4. What Salesken Does Well (And Where It Falls Short)
What Works
- Call Quality Analysis: Salesken’s AI does a decent job surfacing which reps are asking good questions, handling objections, and not talking over customers.
- Trend Tracking: It’s easy to see if you’re getting better or worse over time, and to compare reps or teams.
- Customizable Reports: You can focus on what you care about, not just what’s built-in.
What to Watch Out For
- Data Overload: Too many widgets and graphs can bury what actually matters. Stick to your shortlist of key metrics.
- AI Scores Aren’t Gospel: Use conversation scores as a starting point, not a final judgment. Sometimes a “bad” call by the AI was the best one of the week.

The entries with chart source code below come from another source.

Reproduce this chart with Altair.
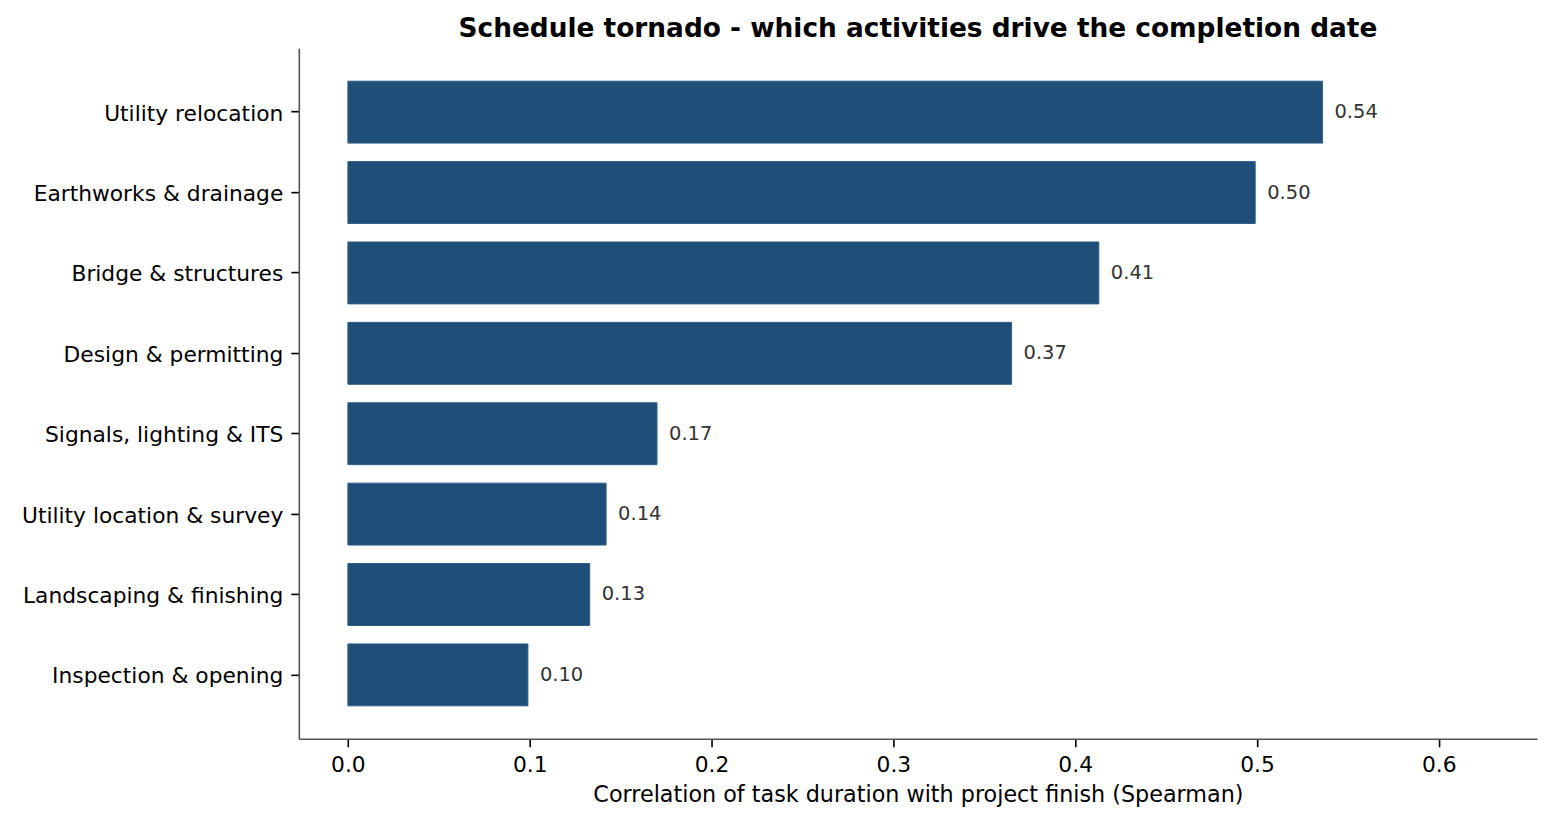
import altair as alt
import pandas as pd

activities = [
    "Utility relocation",
    "Earthworks & drainage",
    "Bridge & structures",
    "Design & permitting",
    "Signals, lighting & ITS",
    "Utility location & survey",
    "Landscaping & finishing",
    "Inspection & opening",
]
correlations = [0.536, 0.499, 0.413, 0.365, 0.170, 0.142, 0.133, 0.099]
value_labels = ["0.54", "0.50", "0.41", "0.37", "0.17", "0.14", "0.13", "0.10"]
x_ticks = [0.0, 0.1, 0.2, 0.3, 0.4, 0.5, 0.6]

df = pd.DataFrame({"activity": activities, "corr": correlations, "label": value_labels})

FONT = "DejaVu Sans"

y_enc = alt.Y(
    "activity:N",
    sort=activities,
    scale=alt.Scale(paddingInner=0.23, paddingOuter=0.41),
    axis=alt.Axis(title=None, grid=False, labelLimit=500, labelOffset=1.5),
)

x_enc = alt.X(
    "corr:Q",
    scale=alt.Scale(domain=[-0.027, 0.654], nice=False, zero=False),
    axis=alt.Axis(
        title="Correlation of task duration with project finish (Spearman)",
        values=x_ticks,
        format=".1f",
        grid=False,
        titlePadding=7,
    ),
)

bars = alt.Chart(df).mark_bar(
    color="#1f4e79", stroke="#2e5d88", strokeWidth=1
).encode(
    y=y_enc,
    x=x_enc,
    x2=alt.datum(0),
)

text = alt.Chart(df).mark_text(
    align="left", baseline="middle", dx=12, dy=0, font=FONT, fontSize=19.5, color="#333333"
).encode(
    y=alt.Y("activity:N", sort=activities),
    x=alt.X("corr:Q"),
    text="label:N",
)

chart = alt.layer(bars, text).properties(
    width=1239,
    height=691,
    title=alt.TitleParams(
        "Schedule tornado - which activities drive the completion date",
        font=FONT,
        fontSize=26.4,
        fontWeight="bold",
        color="#000000",
        anchor="middle",
        offset=6,
    ),
    autosize=alt.AutoSizeParams(type="none"),
    padding={"left": 291, "top": 40, "right": 10, "bottom": 80},
).configure(
    background="#ffffff"
).configure_view(
    stroke=None
).configure_axis(
    labelFont=FONT,
    labelFontSize=21.8,
    labelColor="#000000",
    labelPadding=8,
    labelLimit=500,
    tickColor="#000000",
    tickSize=8,
    tickWidth=1.6,
    domainColor="#555555",
    domainWidth=1.6,
    titleFont=FONT,
    titleFontSize=22.3,
    titleFontWeight="normal",
    titleColor="#000000",
)

chart.save("out.html", embed_options={"renderer": "svg", "actions": False})
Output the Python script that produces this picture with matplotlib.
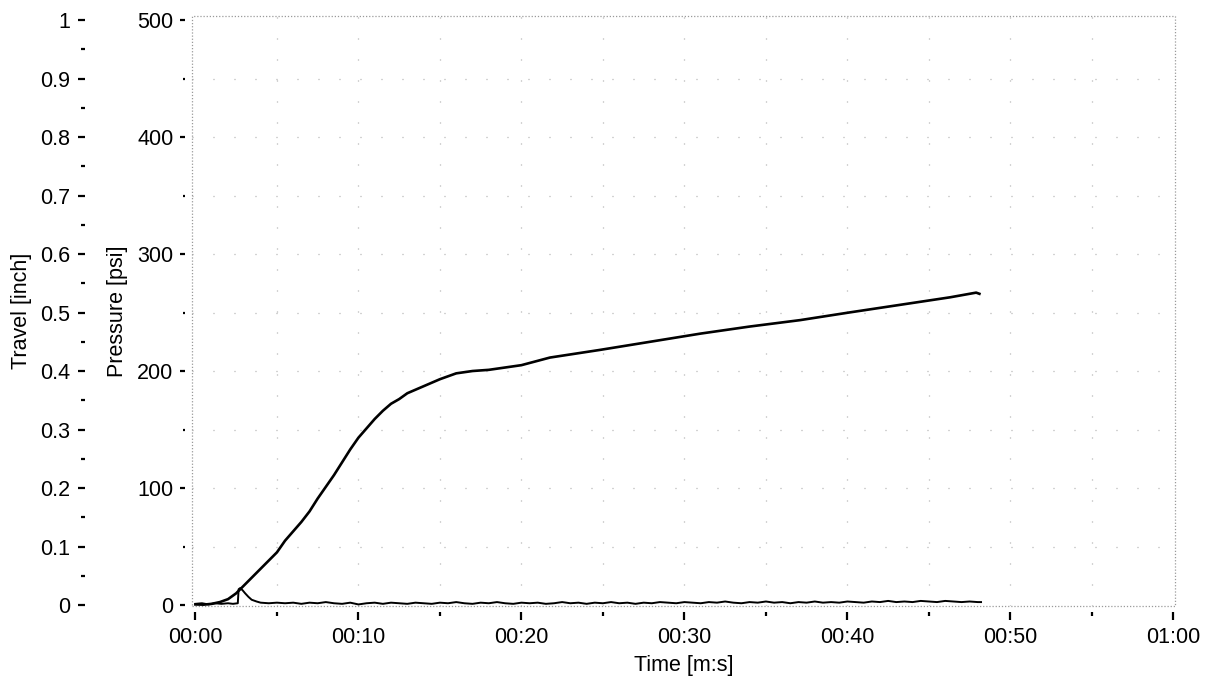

- Integration Issues: If your CRM or call tools aren’t syncing right, your numbers will be off. Double-check your integrations regularly.
What to Ignore
- Leaderboard Shaming: Public call-volume leaderboards might motivate some reps, but they usually just annoy people or encourage gaming the system.
- Obscure Metrics: “Talk speed variance” or “sentiment polarity” sound fancy but rarely drive real improvement.
5. Practical Tips for Getting the Most Out of Salesken Dashboards
- Set a dashboard review ritual: Look at your dashboards at the same time each week to spot trends.
- Pair numbers with real call reviews: Don’t just trust the metrics—listen to a few actual calls.
- Keep goals visible: If you’re tracking “discovery questions asked,” make sure the team knows why.
- Iterate: If a metric isn’t helping you improve, drop it. Don’t be afraid to change what you track.
Summary: Keep It Simple, Keep It Honest
Salesken’s dashboards can help you measure team performance—if you use them for insight, not just reporting. Decide what matters, track it consistently, and ignore the noise. Don’t get distracted by every shiny metric. Focus on what helps your team sell better and learn faster.
You’ll get more value by keeping things simple and tweaking as you go, rather than chasing the perfect dashboard setup. The best teams use data as a tool, not a scoreboard. Start small, see what works, and improve from there.